The distinction is between free speech (the right to peaceful political dissent) and academic freedom (the more limited right to pursue, teach, and publish about the truth). The fact that we choose to countenance neo-Nazis marching in Skokie, a famous case that professor Healy adduces, has very little bearing on how people should comport themselves on campus.

This is a distinction that is often lost in the commentary on the unmannerly behavior of pampered, grandstanding students and their enablers on campus. As the sociologist Edward Shils observed in an essay on this subject, academic freedom does not “extend to the conduct of political propaganda in teaching.” Academic freedom, Shils argued,

. . . is not the freedom of academic individuals to do just anything, to follow any impulse or desire, or to say anything that occurs to them. It is the freedom to do academic things: to teach the truth as they see it on the basis of prolonged and intensive study, to discuss their ideas freely with their colleagues, to publish the truth as they have arrived at it by . . . assiduous research.

A number of corollaries follow. One is that one should assess academic things according to academic or intellectual criteria, “regardless of the person’s political or religious beliefs, his or her sex, ethnic origin, personal qualities, kinship connections, friendship or enmity toward the individual or the work assessed.”

Shils also goes on to argue that although “Academic freedom includes political freedom,” it is nonetheless “desirable that teachers should not expound their own political or moral preferences and values in their classes,” and, if they do, that “they should take care to distinguish evaluative judgments from their statements of fact.”

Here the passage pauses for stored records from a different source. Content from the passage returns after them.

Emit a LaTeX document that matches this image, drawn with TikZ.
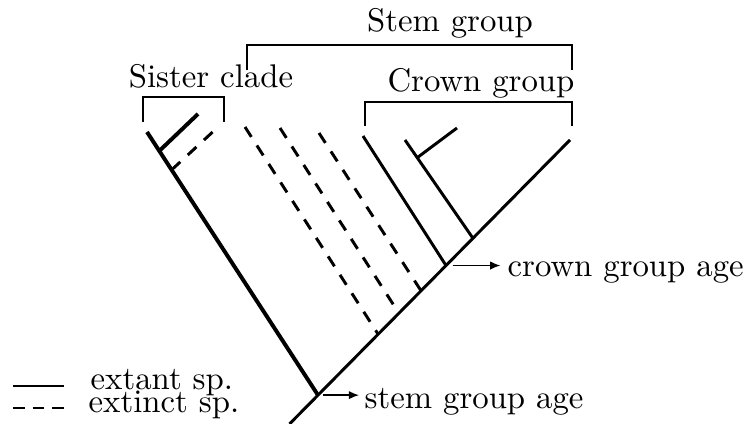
\documentclass[tikz,border=0pt]{standalone}
\usetikzlibrary{arrows.meta,positioning,calc}
\tikzset{
  branch/.style={draw,line width=0.9pt},
  stembranch/.style={draw,line width=1.2pt},
  lostbranch/.style={draw,line width=0.9pt,dash pattern=on 3.6pt off 3.1pt},
  keyline/.style={draw,line width=0.9pt,dash pattern=on 3.6pt off 2.4pt},
  bracket/.style={draw,line width=0.6pt},
  agearrow/.style={-{Latex[length=1.1mm,width=0.9mm]},line width=0.45pt},
  lbl/.style={inner sep=0pt,font=\normalsize}
}

\begin{document}
\begin{tikzpicture}[x=0.305pt,y=-0.305pt]
        \useasboundingbox (0,0) rectangle (749,424);
        \coordinate (base) at (289.5,424);
        \coordinate (tip) at (570,140);
        \coordinate (stem) at ($(base)!0.1016!(tip)$);
        \coordinate (crown) at ($(base)!0.558!(tip)$);
        \coordinate (inner) at ($(base)!0.654!(tip)$);
        \coordinate (stop) at (147,132);
        \coordinate (s1) at ($(stem)!0.928!(stop)$);
        \coordinate (s2) at ($(stem)!0.856!(stop)$);
        \coordinate (c1top) at (363,136);
        \coordinate (c2top) at (405,140);
        \coordinate (c2) at ($(c2top)!0.18!(inner)$);
        \draw[branch] (base) -- (tip);
        \draw[stembranch] (stem) -- (stop);
        \draw[stembranch] (s1) -- (198,114);
        \draw[lostbranch] (s2) -- (217,128);
        \draw[lostbranch] (245,127) -- ($(base)!0.316!(tip)$);
        \draw[lostbranch] (280,128) -- ($(base)!0.39!(tip)$);
        \draw[lostbranch] (319,133) -- ($(base)!0.469!(tip)$);
        \draw[branch] (c1top) -- (crown);
        \draw[branch] (c2top) -- (inner);
        \draw[branch] (c2) -- (457,128);
        % brackets
        \draw[bracket] (247,70) -- (247,45) -- (572,45) -- (572,70);
        \draw[bracket] (143,122) -- (143,97) -- (224,97) -- (224,122);
        \draw[bracket] (365,126) -- (365,102) -- (572,102) -- (572,126);
        \node[lbl,anchor=base] (stemlbl) at (450,32) {Stem group};
        \node[lbl,anchor=base] (sislbl) at (211,88) {Sister clade};
        \node[lbl,anchor=base] (crnlbl) at (481,92) {Crown group};
        % ages
        \node[lbl,anchor=base west] (cga) at (507,277) {crown group age};
        \node[lbl,anchor=base west] (sga) at (364,409) {stem group age};
        \draw[agearrow,shorten <=2pt,shorten >=2pt] (crown) -- (crown -| cga.west);
        \draw[agearrow,shorten <=1.5pt,shorten >=1.5pt] (stem) -- (stem -| sga.west);
        % legend
        \coordinate (k1) at (13,386);
        \coordinate (k2) at (64,386);
        \coordinate (k3) at (13,408);
        \coordinate (k4) at (65,408);
        \draw[branch] (k1) -- (k2);
        \draw[keyline] (k3) -- (k4);
        \node[lbl,anchor=base west] (extant) at (90,390) {extant sp.};
        \node[lbl,anchor=base west] (extinct) at (88,413) {extinct sp.};
      \end{tikzpicture}
\end{document}
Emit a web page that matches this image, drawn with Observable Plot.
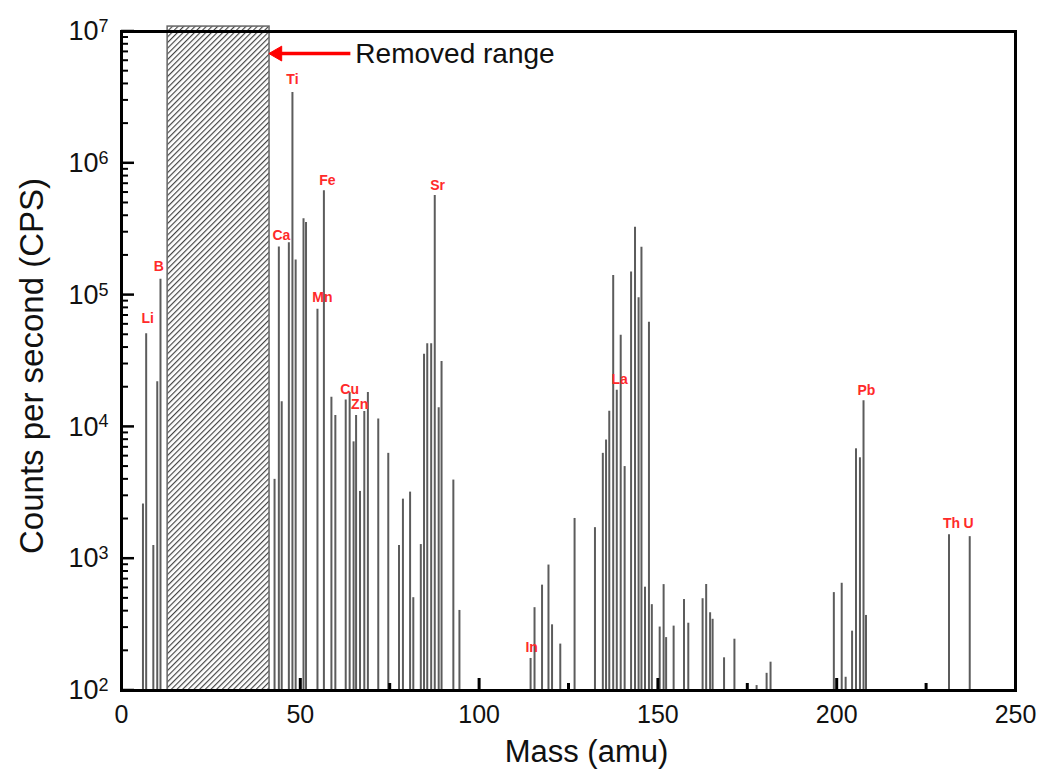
<!DOCTYPE html>
<html>
<head>
<meta charset="utf-8">
<script src="https://cdn.jsdelivr.net/npm/d3@7"></script>
<script src="https://cdn.jsdelivr.net/npm/@observablehq/plot@0.6"></script>
<style>
  html, body { margin: 0; padding: 0; background: #fff; }
  #chart svg { display: block; }
</style>
</head>
<body>
<div id="chart"></div>
<script>
// ---- data ----
const spikeMass = [6.0, 6.9, 8.9, 10.0, 10.9,
  42.8, 44.0, 44.8, 46.8, 47.8, 48.7, 50.9, 51.6, 54.8, 56.6,
  58.7, 59.8, 62.7, 63.8, 64.9, 65.6, 66.7, 67.9, 68.9, 71.8,
  74.6, 77.6, 78.7, 80.7, 81.6, 83.7, 84.6, 85.5, 86.6, 87.6,
  88.7, 89.5, 92.8, 94.5,
  114.4, 115.5, 117.6, 119.4, 120.4, 122.7, 126.7,
  132.4, 134.6, 135.5, 136.4, 137.5, 138.5, 139.6, 140.7, 142.5, 143.6,
  144.6, 145.4, 146.4, 147.5, 148.3, 150.5, 151.6, 152.3, 154.4, 157.3,
  158.5, 162.5, 163.5, 164.6, 165.3, 168.5, 171.4, 177.6, 180.4, 181.5,
  199.2, 201.4, 202.5, 204.3, 205.4, 206.5, 207.5, 208.2,
  231.4, 237.2];
const spikeCps = [2600, 51000, 1260, 22000, 132000,
  4000, 232000, 15500, 250000, 3450000, 185000, 380000, 355000, 78000, 620000,
  16800, 12200, 16000, 18200, 7700, 12200, 3240, 13100, 18200, 11500,
  6300, 1260, 2830, 3200, 506, 1280, 35600, 42800, 42800, 570000,
  14000, 31300, 3950, 405,
  175, 425, 630, 895, 315, 225, 2020,
  1720, 6300, 7950, 13150, 141000, 19000, 49500, 5000, 150000, 327000,
  95300, 231000, 608, 62200, 448, 303, 636, 252, 308, 490,
  324, 497, 637, 389, 347, 177, 245, 109, 135, 164,
  553, 651, 126, 282, 6820, 5830, 15800, 371,
  1520, 1470];

const elementNames = ["Li", "B", "Ca", "Ti", "Fe", "Mn", "Cu", "Zn", "Sr", "In", "La", "Pb", "Th", "U"];
const elementMass  = [7.3, 10.4, 44.7, 47.8, 57.6, 56.2, 63.8, 66.6, 88.4, 114.7, 139.3, 208.3, 232.1, 236.9];
const elementCps   = [66400, 165000, 283000, 4330000, 741000, 95900, 19200, 14800, 679000, 212, 22900, 18900, 1850, 1850];

const removedRange = [12.9, 41.4];          // mass range hidden by the hatched box
const removedTop = 1.09e7;
const annotationText = "Removed range";
const arrowFromMass = 64.0, arrowHeadMass = 43.6, arrowCps = 6.8e6, annotationMass = 65.4;

const xDomain = [0, 250];
const xTicksMajor = [0, 50, 100, 150, 200, 250];
const xTicksInner = [50, 100, 150, 200];
const xTicksMinor = [25, 75, 125, 175, 225];
const yTicksMajor = [1e2, 1e3, 1e4, 1e5, 1e6, 1e7];
const yTicksMinor = [];
for (let e = 2; e < 7; e++) for (let m = 2; m <= 9; m++) yTicksMinor.push(m * 10 ** e);

const xTitle = "Mass (amu)";
const yTitle = "Counts per second (CPS)";

// ---- build ----
const spikes = spikeMass.map((m, i) => ({mass: m, cps: spikeCps[i]}));
const labels = elementNames.map((n, i) => ({name: n, mass: elementMass[i], cps: elementCps[i]}));
const baseCps = yTicksMajor[0];

const font = "'Liberation Sans', Arial, sans-serif";

const svg = Plot.plot({
  width: 1041,
  height: 778,
  marginLeft: 121,
  marginRight: 26,
  marginTop: 31,
  marginBottom: 88,
  style: {fontFamily: font, background: "white", overflow: "visible"},
  x: {domain: xDomain},
  y: {type: "log", domain: [1e2, 1e7]},
  marks: [
    // spikes
    Plot.ruleX(spikes, {x: "mass", y1: baseCps, y2: "cps", stroke: "#5c5c5c", strokeWidth: 2}),
    // tick labels
    Plot.axisX({anchor: "bottom", ticks: xTicksMajor, tickSize: 0, tickPadding: 15, fontSize: 25, fill: "#111", label: null, tickFormat: d => String(d)}),
    Plot.axisY({anchor: "left", ticks: yTicksMajor, tickSize: 0, tickPadding: 13, fontSize: 27, fill: "#111", label: null,
      tickFormat: d => "10^" + Math.round(Math.log10(d))}),
    // hatched removed range
    Plot.rect([removedRange], {x1: d => d[0], x2: d => d[1], y1: baseCps, y2: removedTop,
      fill: "url(#hatch)", stroke: "#666", strokeWidth: 1.5}),
    // frame
    Plot.frame({stroke: "#000", strokeWidth: 3}),
    // element labels
    Plot.text(labels, {x: "mass", y: "cps", text: "name", fill: "#ff2a2a", fontWeight: "bold", fontSize: 14,
      textAnchor: "middle", lineAnchor: "middle"}),
    // annotation arrow: shaft + filled head
    Plot.link([0], {x1: arrowFromMass, x2: arrowHeadMass, y1: arrowCps, y2: arrowCps,
      stroke: "#f00", strokeWidth: 3.5}),
    Plot.dot([0], {x: arrowHeadMass, y: arrowCps, symbol: "triangle", r: 5.5, rotate: -90,
      fill: "#f00", stroke: "#f00", strokeWidth: 1}),
    Plot.text([annotationText], {x: annotationMass, y: arrowCps, text: d => d, textAnchor: "start",
      lineAnchor: "middle", fontSize: 28, fill: "#111"}),
    // axis titles
    Plot.text([xTitle], {frameAnchor: "bottom", dy: 62, dx: 18, text: d => d, fontSize: 31, textAnchor: "middle", lineAnchor: "middle", fill: "#111"}),
    Plot.text([yTitle], {frameAnchor: "left", dx: -89, dy: 5, rotate: -90, text: d => d, fontSize: 33, textAnchor: "middle", lineAnchor: "middle", fill: "#111"}),
    // inward ticks, bottom
    Plot.axisX({anchor: "bottom", ticks: xTicksInner, tickSize: 12, dy: -12, tickFormat: () => "", strokeWidth: 3, stroke: "#000", label: null}),
    Plot.axisX({anchor: "bottom", ticks: xTicksMinor.filter(d => d < removedRange[0] || d > removedRange[1]), tickSize: 7, dy: -7, tickFormat: () => "", strokeWidth: 3, stroke: "#000", label: null})
  ]
});

// hatch pattern
const defs = d3.select(svg).insert("defs", ":first-child");
const pat = defs.append("pattern").attr("id", "hatch").attr("patternUnits", "userSpaceOnUse")
  .attr("width", 4).attr("height", 4).attr("patternTransform", "rotate(45)");
pat.append("rect").attr("width", 4).attr("height", 4).attr("fill", "white");
pat.append("line").attr("x1", 0.6).attr("y1", 0).attr("x2", 0.6).attr("y2", 4)
  .attr("stroke", "#3a3a3a").attr("stroke-width", 1.1);

// superscript exponents on y tick labels
d3.select(svg).selectAll("text").each(function() {
  const t = this.textContent;
  const m = /^10\^(\d)$/.exec(t);
  if (m) {
    const sel = d3.select(this);
    sel.text(null);
    sel.append("tspan").text("10");
    sel.append("tspan").attr("dy", "-0.45em").attr("font-size", "18px").text(m[1]);
  }
});

// inward left-axis ticks, positioned through Plot's own y and x scales
const yScale = svg.scale("y"), xScale = svg.scale("x");
const x0 = xScale.apply(xDomain[0]);
const tickG = d3.select(svg).append("g").attr("aria-label", "y-axis inner ticks").attr("stroke", "#000");
tickG.selectAll("line.maj").data(yTicksMajor).join("line").attr("class", "maj")
  .attr("x1", x0).attr("x2", x0 + 13).attr("y1", d => yScale.apply(d)).attr("y2", d => yScale.apply(d))
  .attr("stroke-width", 2.5);
tickG.selectAll("line.min").data(yTicksMinor).join("line").attr("class", "min")
  .attr("x1", x0).attr("x2", x0 + 7).attr("y1", d => yScale.apply(d)).attr("y2", d => yScale.apply(d))
  .attr("stroke-width", 2);

document.getElementById("chart").appendChild(svg);
</script>
</body>
</html>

The point is that academic life, like the rest of social life, unfolds within a frame of rules and permissions. At one end, there are things that one must (or must not) do; at the other end, there is rule of whim. The middle range, in which behavior is neither explicitly governed by rules but is not entirely free, is that realm governed by what the British jurist John Fletcher Moulton, writing (in The Atlantic  as it happens) in the early 1920s, called “Obedience to the Unenforceable.”  It is a realm in which not law, not caprice, but virtues such as duty, fairness, judgment, and taste hold sway. In a word, it is the “domain of Manners,” which “covers all cases of right doing where there is no one to make you do it but yourself.”

A good index of the health of any social institution, Moulton argued, is its allegiance to the strictures that define this middle realm. “In the changes that are taking place in the world around us,” he wrote, “one of those which is fraught with grave peril is the discredit into which this idea of the middle land is falling.” One example was the abuse of free speech in political debate: “We have unrestricted freedom of debate,” say the radicals [in Moulton’s analogy]: “We will use it so as to destroy debate.”

The repudiation of obedience to the unenforceable is at the center of what makes academic life (and not only academic life) today so noxious. The contraction of the “domain of Manners” creates a vacuum that is filled on one side by increasing regulation — speech codes, rules for all aspects of social life, efforts to determine by legislation (from the right as well as from the left) what should follow freely from responsible behavior — and on the other side by increased license. More and more, it seems, academia (like other aspects of elite cultural life) has reneged on its compact with society.

That, to my mind, is the deeply disturbing lesson of the infantilized bad-behavior recently on display at Yale, Middlebury, Berkeley, Evergreen, and elsewhere. I am not sure that Professor Healy’s nuanced essay registers that lesson with sufficient vigor.